Why Matthew 17.21 is in the Bible

Does it matter ...? Does Matthew 17.21 belong in your Bible?

AV/KJV: Howbeit this kind goeth not out but by prayer and fasting.

ESV: [verse missing]

It does matter … Because every word of God matters (cf.  Proverbs 30.5). But also because there is overwhelming documentary evidence since the earliest times for this reading. The verse is in the majority of manuscripts, and quoted by Early Christian writers from the second century onwards. This omission in the ESV is serious since it also deletes all other references to fasting and prayer on the basis of certain manuscripts ( Mark 9.29 and  Acts 10.30). 

Background

This verse is universally found in the Byzantine Text and therefore the overwhelming majority of extant manuscripts. The inclusion of this verse is supported the Diatessaron of Tatian in the second century A.D.,1 and by Origen in the third century in his commentary on Matthew.2 These words were also cited by the third century Latin Father Tertullian.3 The omission of this verse by the modern critical text, e.g. Nestle-Aland 28 is supported by Codex Sinaiticus and Codex Vaticanus and therefore many modern versions omit it altogether. The ESV adds a footnote: ‘Some manuscripts insert verse 21: But this kind never comes out except by prayer and fasting’.

Doctrinal Difference

The modern critical text also deletes references to fasting in Mark 9.29 and Acts 10.30. The modern critical text has thus eliminated all references by our Lord and Saviour Himself to prayer and fasting, and it has eliminated from our purview the fact that Cornelius the centurion was also fasting when in prayer, when the angel appeared to him, commanding him to summon Peter to bring the Gospel to his house. These deletions of fasting from the Holy Writ would appear to be systematic. Given the antinomian trends that were rampant in Egypt in the second and third centuries A.D. as detailed above, along with the unspeakable moral licentiousness of the Egyptian Gnostics as related in great detail by the early Father Epiphaniusiv, it is impossible not to suspect the mischief of heretics also in this deletion.

Endnotes

1. Tatian, ANF09, Diatessaron, Section XXIV, line 45.

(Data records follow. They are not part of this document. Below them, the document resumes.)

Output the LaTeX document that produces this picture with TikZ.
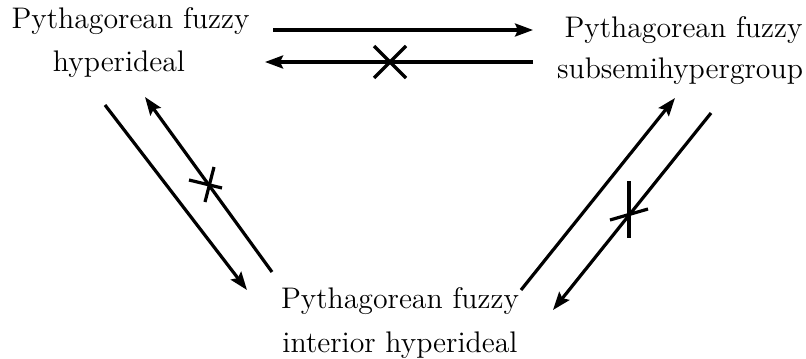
\documentclass[tikz,border=0pt]{standalone}
\usetikzlibrary{arrows.meta}
\begin{document}
\begin{tikzpicture}[x=0.5pt,y=-0.5pt,
  lbl/.style={inner sep=0pt,anchor=base,font=\fontsize{14.9}{21}\selectfont},
  arr/.style={line width=1.6pt,-{Stealth[length=9pt,width=6.5pt,inset=1.5pt]}},
  crossarm/.style={line width=1.6pt}]
\useasboundingbox (0,0) rectangle (806,358);
% labels
\node[lbl] (hia) at (130.5,29) {Pythagorean fuzzy};
\node[lbl] (hib) at (119,71) {hyperideal};
\node[lbl] (ssa) at (683.5,38) {Pythagorean fuzzy};
\node[lbl] (ssb) at (680,78) {subsemihypergroup};
\node[lbl] (iha) at (400,308) {Pythagorean fuzzy};
\node[lbl] (ihb) at (400,352) {interior hyperideal};
% arrow end points
\coordinate (a1) at (273,30);  \coordinate (a2) at (533,30);
\coordinate (b1) at (533,62);  \coordinate (b2) at (265,62);
\coordinate (c1) at (105,105); \coordinate (c2) at (247,290);
\coordinate (d1) at (272,272); \coordinate (d2) at (145,97);
\coordinate (e1) at (521,290); \coordinate (e2) at (675,98);
\coordinate (f1) at (711,113); \coordinate (f2) at (553,310);
% arrows
\draw[arr] (a1) -- (a2);
\draw[arr] (b1) -- (b2);
\draw[arr] (c1) -- (c2);
\draw[arr] (d1) -- (d2);
\draw[arr] (e1) -- (e2);
\draw[arr] (f1) -- (f2);
% crosses
\coordinate (xb) at (390,62);
\draw[crossarm] ([shift={(-16,-16)}]xb) -- ([shift={(16,16)}]xb);
\draw[crossarm] ([shift={(-16,16)}]xb) -- ([shift={(16,-16)}]xb);
\coordinate (xd) at (209,185);
\draw[crossarm] ([shift={(-20,-5)}]xd) -- ([shift={(13,3)}]xd);
\draw[crossarm] ([shift={(5,-18)}]xd) -- ([shift={(-4,17)}]xd);
\coordinate (xf) at (629,213);
\draw[crossarm] ([shift={(0,-32)}]xf) -- ([shift={(0,25)}]xf);
\draw[crossarm] ([shift={(-19,7)}]xf) -- ([shift={(19,-4)}]xf);
\end{tikzpicture}
\end{document}
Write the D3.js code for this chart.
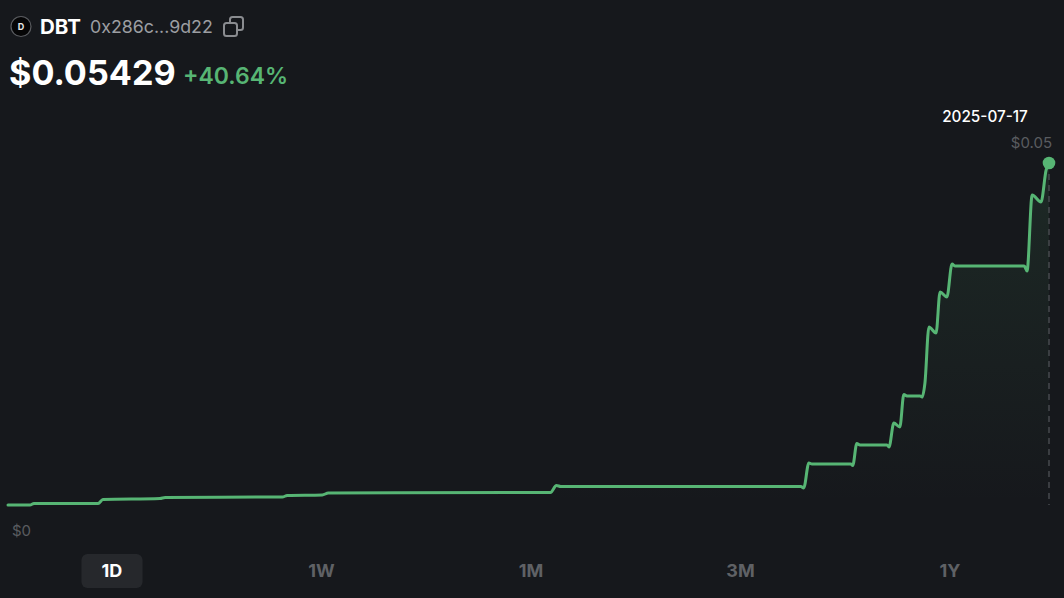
<!DOCTYPE html>
<html>
<head>
<meta charset="utf-8">
<script src="https://cdn.jsdelivr.net/npm/d3@7"></script>
<style>
  html, body { margin: 0; padding: 0; background: #16181c; }
  svg { display: block; }
  text { font-family: Inter, "Noto Sans", sans-serif; }
</style>
</head>
<body>
<svg id="chart"></svg>
<script>
// days since 2024-07-17
const days = [0, 7.7, 9.1, 31.6, 33.3, 53.3, 55.1, 96.2, 97.9, 110.2, 112.3, 190.2, 192.3, 193.8, 278, 279, 280.8, 281.9,
  295.5, 296.2, 297.6, 298.7, 308.2, 308.9, 310.6, 312.7, 314.1, 315.2, 319.8, 320.5, 321.5, 322.9, 325.4, 326.8, 329.2, 331, 332,
  356.3, 357.3, 359.1, 362.2, 364, 365];
const prices = [0, 0, 0.00024, 0.00024, 0.00087, 0.00103, 0.00119, 0.00127, 0.00151, 0.00159, 0.0019, 0.00198, 0.00308, 0.00294, 0.00294, 0.0027, 0.00667, 0.00651,
  0.00651, 0.00627, 0.00976, 0.00952, 0.00952, 0.00921, 0.01302, 0.01238, 0.01754, 0.0173, 0.0173, 0.01714, 0.01937, 0.02825, 0.0273, 0.03381, 0.03302, 0.03826, 0.03794,
  0.03794, 0.03714, 0.04921, 0.0481, 0.05318, 0.05429];
const ranges = ['1D', '1W', '1M', '3M', '1Y'];
const activeRange = '1D';

const width = 1064;
const height = 598;
const green = '#57b574';

const data = days.map((d, i) => ({ day: d, price: prices[i] }));

const svg = d3.select('#chart')
    .attr('width', width)
    .attr('height', height);

const xScale = d3.scaleLinear().domain([0, 365]).range([8, 1049]);
const yScale = d3.scaleLinear().domain([0, 0.05429]).range([505, 163]);
const tabScale = d3.scalePoint().domain(ranges).range([112, 950]);

// Gradient under the line
const grad = svg.append('defs').append('linearGradient')
    .attr('id', 'area-fill')
    .attr('x1', 0).attr('x2', 0).attr('y1', 0).attr('y2', 1);
grad.append('stop').attr('offset', '0%').attr('stop-color', green).attr('stop-opacity', 0.11);
grad.append('stop').attr('offset', '100%').attr('stop-color', green).attr('stop-opacity', 0);

const area = d3.area()
    .x(d => xScale(d.day))
    .y0(yScale(0))
    .y1(d => yScale(d.price))
    .curve(d3.curveMonotoneX);

const line = d3.line()
    .x(d => xScale(d.day))
    .y(d => yScale(d.price))
    .curve(d3.curveMonotoneX);

svg.append('path')
    .datum(data)
    .attr('d', area)
    .attr('fill', 'url(#area-fill)');

// Dashed marker at the last point
const last = data[data.length - 1];
svg.append('line')
    .attr('x1', xScale(last.day)).attr('x2', xScale(last.day))
    .attr('y1', yScale(last.price)).attr('y2', yScale(0))
    .attr('stroke', '#44474b')
    .attr('stroke-width', 1.6)
    .attr('stroke-dasharray', '6 5');

svg.append('path')
    .datum(data)
    .attr('d', line)
    .attr('fill', 'none')
    .attr('stroke', green)
    .attr('stroke-width', 3)
    .attr('stroke-linejoin', 'round')
    .attr('stroke-linecap', 'round');

svg.append('circle')
    .attr('cx', xScale(last.day))
    .attr('cy', yScale(last.price))
    .attr('r', 6.3)
    .attr('fill', green);

// Header
svg.append('circle').attr('cx', 21).attr('cy', 26.5).attr('r', 10).attr('fill', '#050506')
    .attr('stroke', '#5a5c60').attr('stroke-width', 1.2);
svg.append('text').attr('x', 21).attr('y', 30).attr('text-anchor', 'middle')
    .attr('font-size', 9).attr('font-weight', 700).attr('fill', '#e8e8e8').text('D');

svg.append('text').attr('x', 40).attr('y', 34)
    .attr('font-size', 20.5).attr('font-weight', 700).attr('fill', '#ffffff').text('DBT');
svg.append('text').attr('x', 90).attr('y', 32.5)
    .attr('font-size', 17.8).attr('font-weight', 400).attr('fill', '#9c9ea2').text('0x286c...9d22');

// Copy icon
const icon = svg.append('g').attr('fill', '#16181c').attr('stroke', '#8a8c90').attr('stroke-width', 2);
icon.append('rect').attr('x', 230).attr('y', 17).attr('width', 13).attr('height', 13).attr('rx', 2.5);
icon.append('rect').attr('x', 224).attr('y', 23).attr('width', 13).attr('height', 13).attr('rx', 2.5);

svg.append('text').attr('x', 9).attr('y', 85)
    .attr('font-size', 34.2).attr('font-weight', 700).attr('fill', '#ffffff').text('$0.05429');
svg.append('text').attr('x', 183).attr('y', 84)
    .attr('font-size', 23).attr('font-weight', 600).attr('fill', green).text('+40.64%');

// Labels
svg.append('text').attr('x', 985).attr('y', 122).attr('text-anchor', 'middle')
    .attr('font-size', 15.3).attr('font-weight', 500).attr('fill', '#ffffff').text('2025-07-17');
svg.append('text').attr('x', 1052).attr('y', 148).attr('text-anchor', 'end')
    .attr('font-size', 15).attr('fill', '#5a5c60').text('$0.05');
svg.append('text').attr('x', 12).attr('y', 536)
    .attr('font-size', 15).attr('fill', '#5a5c60').text('$0');

// Range buttons
svg.append('rect')
    .attr('x', tabScale(activeRange) - 30.5).attr('y', 554)
    .attr('width', 61).attr('height', 34).attr('rx', 6)
    .attr('fill', '#26282c');

svg.selectAll('.tab')
    .data(ranges)
    .enter()
    .append('text')
    .attr('class', 'tab')
    .attr('x', d => tabScale(d))
    .attr('y', 577)
    .attr('text-anchor', 'middle')
    .attr('font-size', 18)
    .attr('font-weight', 700)
    .attr('fill', d => d === activeRange ? '#ffffff' : '#5f6165')
    .text(d => d);
</script>
</body>
</html>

2. Origen, ANF09, Commentary on Matthew, Book 1, chapter 7.

3. Tertullian, ANF04, Part Fourth, 'On Fasting'. iv Epiphanius, The Panarion of Epiphanius of Salmis (translated by Frank Williams) (Leiden, the Netherlands: E.J. Brill, 2009), pp 90 – 109. Epiphanius on these pages explicitly mentions the most wicked sexual immoralities of the Gnostics who proliferated in Egypt in his time, and with whom he had come in contact while in Egypt.